La Corte d’Appello di Napoli ha quindi deciso ritenendo in fatto che la data ed il luogo di formazione del testamento olografo attribuito a P.P. fossero frutto di un’inserzione attuata da un terzo nel corpo delle disposizioni testamentarie durante la redazione di esso, e da tale ingerenza sulla scrittura del testatore ha tratto la coerente conclusione della nullità dell’intero negozio. Il sesto motivo di ricorso, in particolare, indica quale “fatto”, di cui sarebbe stato omesso l’esame, non una determinata circostanza, un dato storico, ma tutta una tesi difensiva in ordine allo sviluppo degli accadimenti, che è comunque stata oggetto di esame da parte dei giudici del merito.

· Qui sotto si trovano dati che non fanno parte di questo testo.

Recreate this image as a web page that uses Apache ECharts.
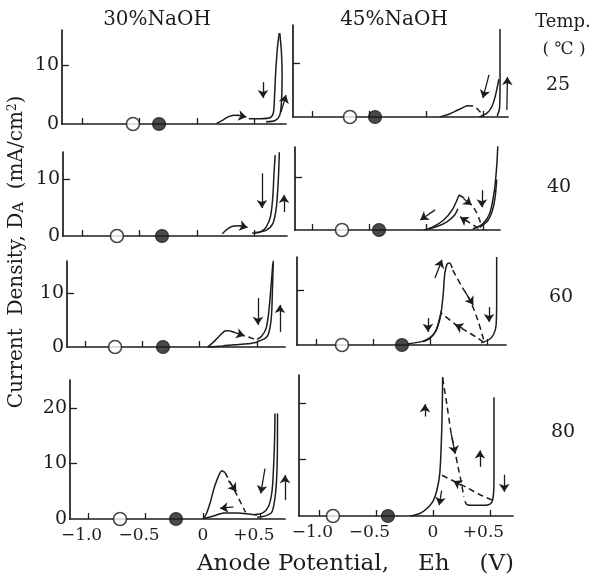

Tutte le censure del ricorrente propongono, dunque, a questa Corte una diversa ricostruzione fattuale delle vicende, che non potrebbe certamente essere accertata ex novo nel giudizio di cassazione, nel senso che l’apposizione della data e del luogo ad opera di terzi sarebbe avvenuta dopo la redazione e la sottoscrizione del testamento, tesi che peraltro contraddice l’iniziale posizione difensiva del medesimo P.A., riassunta a pagina 3 della sentenza impugnata, avendo egli negato di aver inviato ai fratelli dapprima una copia del testamento priva di data e solo in un secondo momento altra copia integrata.

3. Il ricorso va dunque rigettato e, in ragione della soccombenza, il ricorrente va condannato a rimborsare le spese del giudizio di legittimità, liquidate in dispositivo, in favore dei controricorrenti.

Sussistono le condizioni per dare atto – ai sensi della L. 24 dicembre 2012, n. 228, art. 1, comma 17, che ha aggiunto il testo unico di cui al D.P.R. 30 maggio 2002, n. 115, art. 13, comma 1-quater – dell’obbligo di versamento, da parte del ricorrente, dell’ulteriore importo a titolo di contributo unificato pari a quello dovuto per l’impugnazione integralmente rigettata.

PQM

La Corte rigetta il ricorso e condanna il ricorrente a rimborsare ai controricorrenti le spese sostenute nel giudizio di cassazione, che liquida in complessivi Euro 4.200,00, di cui Euro 200,00 per esborsi, oltre a spese generali e ad accessori di legge.

Ai sensi del D.P.R. n. 115 del 2002, art. 13, comma 1-quater, inserito dalla L. n. 228 del 2012, art. 1, comma 17, dichiara la sussistenza dei presupposti per il versamento, da parte del ricorrente, dell’ulteriore importo a titolo di contributo unificato pari a quello dovuto per il ricorso, a norma del cit. art. 13, comma 1 bis.

Così deciso in Roma, nella Camera di consiglio della Seconda sezione civile della Corte Suprema di Cassazione, il 27 giugno 2018.